O Executivo tinha prometido privatizar os órgãos de comunicação social recuperados, facto que não acontece até agora, sendo que a liberdade editorial destes órgãos há muito que é alvo de críticas, por alegadamente estar ao serviço do poder político. Quais são as formas de pressão para que esses órgãos sejam privatizados ou ganhem uma liberdade no exercício do Jornalismo?
Estamos preocupados com o silêncio da Entidade Reguladora da Comunicação Social (ERCA), porque, nos termos da Lei de Imprensa, artigo 25.º, a lei proíbe qualquer tipo de monopólio e, neste momento, o Estado está com o monopólio da televisão. Decorrido o período de privatização, passados quatro ou cinco anos, não faz sentido que o Estado nada diga em relação a isso, quando se está a priorizar, por exemplo, a privatização de outras empresas não ligadas à comunicação social. Por imperativo legal, o Estado não pode continuar detentor destes canais de televisão. Neste caso, o Estado é o único detentor de televisões. Agora, surgiu, é verdade, a Rede Girassol.
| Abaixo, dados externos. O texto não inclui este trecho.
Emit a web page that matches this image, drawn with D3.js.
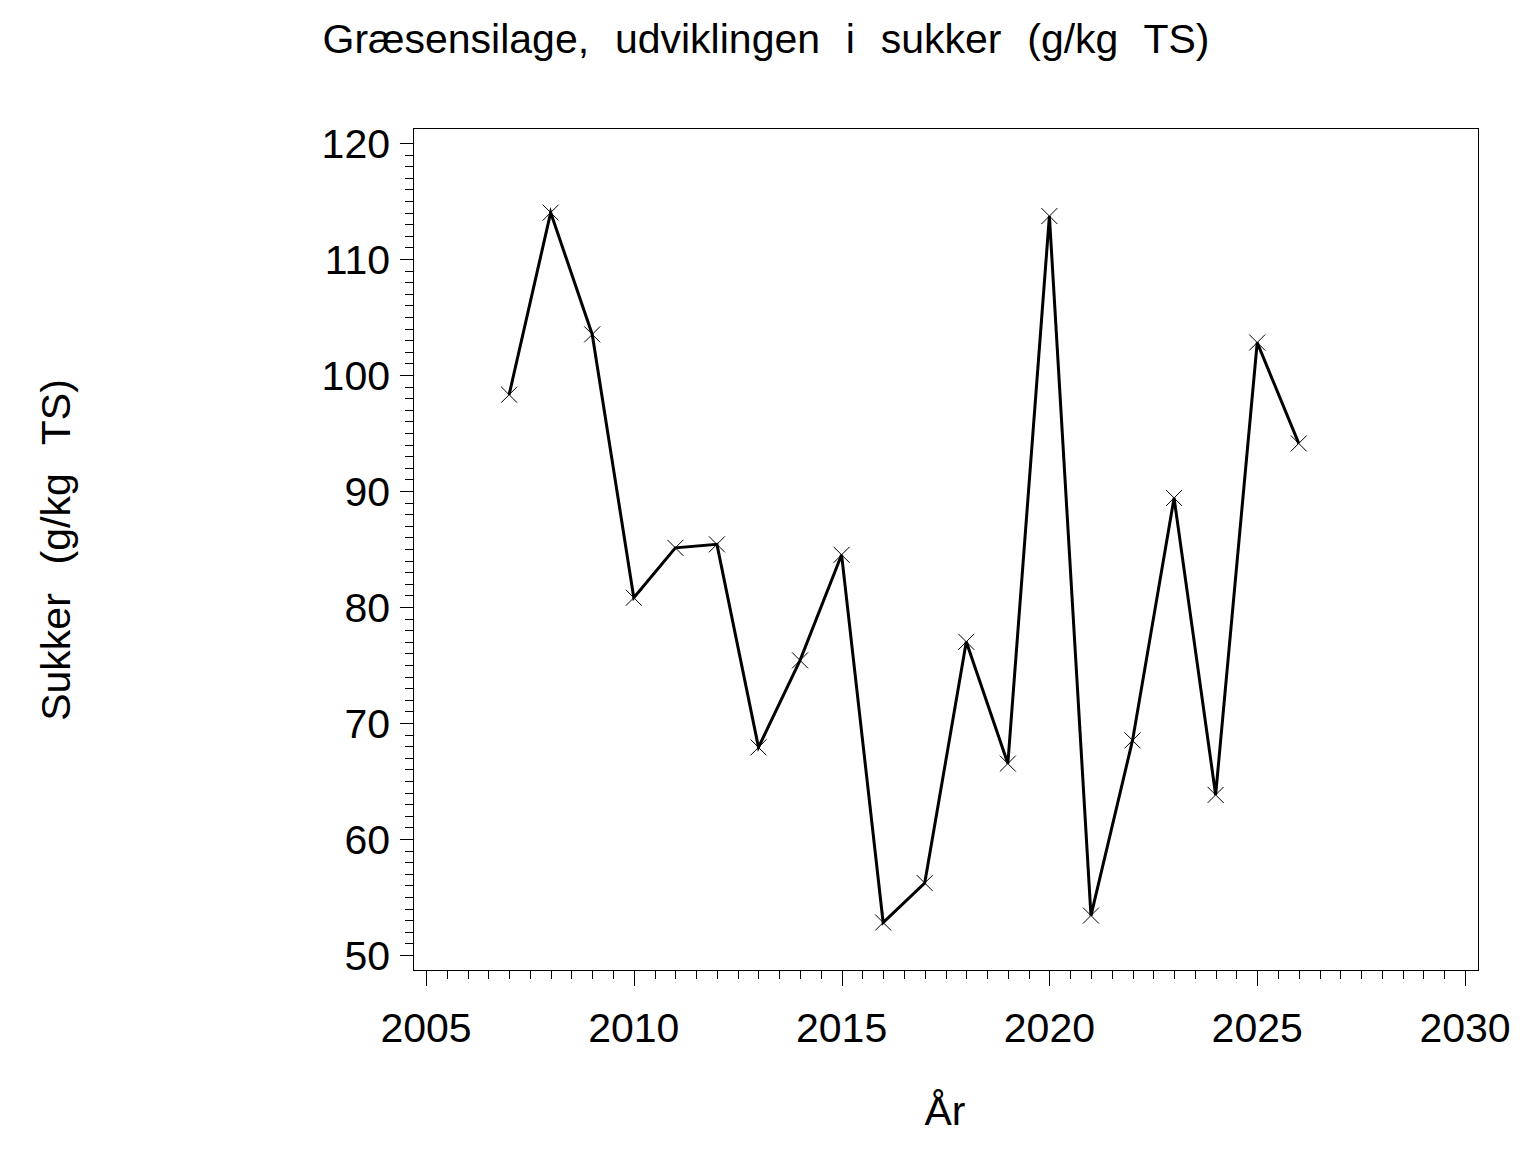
<!DOCTYPE html>
<html>
<head>
<meta charset="utf-8">
<script src="https://cdn.jsdelivr.net/npm/d3@7"></script>
<style>
  body { margin: 0; background: #fff; }
  text { font-family: "Liberation Sans", Arial, sans-serif; fill: #000; }
</style>
</head>
<body>
<div id="chart"></div>
<script>
// data
const years = [2007, 2008, 2009, 2010, 2011, 2012, 2013, 2014, 2015, 2016,
               2017, 2018, 2019, 2020, 2021, 2022, 2023, 2024, 2025, 2026];
const sukker = [98.3, 114.0, 103.5, 80.8, 85.1, 85.4, 67.9, 75.4, 84.5, 52.8,
                56.2, 77.0, 66.5, 113.7, 53.4, 68.5, 89.4, 63.8, 102.8, 94.1];
const yTicks = [50, 60, 70, 80, 90, 100, 110, 120];
const xTicks = [2005, 2010, 2015, 2020, 2025, 2030];

const title = "Græsensilage,  udviklingen  i  sukker  (g/kg  TS)";
const yLabel = "Sukker  (g/kg  TS)";
const xLabel = "År";

const width = 1536, height = 1152;
const frame = {left: 413, right: 1478, top: 128, bottom: 970};

const svg = d3.select("#chart").append("svg")
    .attr("width", width)
    .attr("height", height);

let x = d3.scaleLinear().domain([2005, 2030]).range([426, 1465]);
let y = d3.scaleLinear().domain([50, 120]).range([955, 143]);

const data = years.map((d, i) => ({year: d, val: sukker[i]}));

// frame
svg.append("rect")
    .attr("x", frame.left + 0.5)
    .attr("y", frame.top + 0.5)
    .attr("width", frame.right - frame.left)
    .attr("height", frame.bottom - frame.top)
    .attr("fill", "none")
    .attr("stroke", "#000")
    .attr("stroke-width", 1);

// y axis ticks, minor every 1
let yMinor = d3.range(50, 120.001, 1);
svg.append("g").selectAll("line")
    .data(yMinor)
    .enter().append("line")
      .attr("x1", d => d % 10 === 0 ? frame.left - 13 : frame.left - 8)
      .attr("x2", frame.left)
      .attr("y1", d => Math.round(y(d)) + 0.5)
      .attr("y2", d => Math.round(y(d)) + 0.5)
      .attr("stroke", "#000");

svg.append("g").selectAll("text")
    .data(yTicks)
    .enter().append("text")
      .attr("x", 390)
      .attr("y", d => y(d))
      .attr("dy", "0.36em")
      .attr("text-anchor", "end")
      .style("font-size", "41px")
      .text(d => d);

// x axis ticks, minor every half year
let xMinor = d3.range(2005, 2030.001, 0.5);
svg.append("g").selectAll("line")
    .data(xMinor)
    .enter().append("line")
      .attr("x1", d => Math.round(x(d)) + 0.5)
      .attr("x2", d => Math.round(x(d)) + 0.5)
      .attr("y1", frame.bottom)
      .attr("y2", d => d % 5 === 0 ? frame.bottom + 16 : frame.bottom + 9)
      .attr("stroke", "#000");

svg.append("g").selectAll("text")
    .data(xTicks)
    .enter().append("text")
      .attr("x", d => x(d))
      .attr("y", 1042)
      .attr("text-anchor", "middle")
      .style("font-size", "41px")
      .text(d => d);

// line
let line = d3.line()
    .x(d => x(d.year))
    .y(d => y(d.val));

svg.append("path")
    .datum(data)
    .attr("d", line)
    .attr("fill", "none")
    .attr("stroke", "#000")
    .attr("stroke-width", 3)
    .attr("stroke-linejoin", "miter");

// x markers
let s = 8;
svg.append("g")
    .attr("stroke", "#000")
    .attr("stroke-width", 1)
    .selectAll("path")
    .data(data)
    .enter().append("path")
      .attr("d", d => {
        let cx = x(d.year), cy = y(d.val);
        return `M${cx - s},${cy - s}L${cx + s},${cy + s}M${cx - s},${cy + s}L${cx + s},${cy - s}`;
      })
      .attr("fill", "none");

// titles
svg.append("text")
    .attr("x", 766)
    .attr("y", 53)
    .attr("text-anchor", "middle")
    .style("font-size", "41px")
    .style("word-spacing", "1.5px")
    .style("white-space", "pre")
    .text(title);

svg.append("text")
    .attr("transform", "translate(70,550) rotate(-90)")
    .attr("text-anchor", "middle")
    .style("font-size", "41px")
    .style("word-spacing", "3px")
    .style("white-space", "pre")
    .text(yLabel);

svg.append("text")
    .attr("x", 945)
    .attr("y", 1125)
    .attr("text-anchor", "middle")
    .style("font-size", "41px")
    .text(xLabel);
</script>
</body>
</html>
Não se conhece, ao certo, quem são os proprietários, que, na realidade, é outra situação que a ERCA devia pronunciar-se, porque, segundo a Lei de Imprensa, os proprietários dos órgãos de comunicação social, ainda que sejam empresas que tenham a natureza de sociedade anónima, devem ser do conhecimento público. É isso que estabelece a lei, mas, se a ERCA nada o fizer, a nós competirá fazer essa pressão pública, visto que nos interessa que estejamos num mercado que utilize a transparência. Interessa-nos que haja concorrência, liberdade e o mínimo de responsabilidade dos órgãos de comunicação social.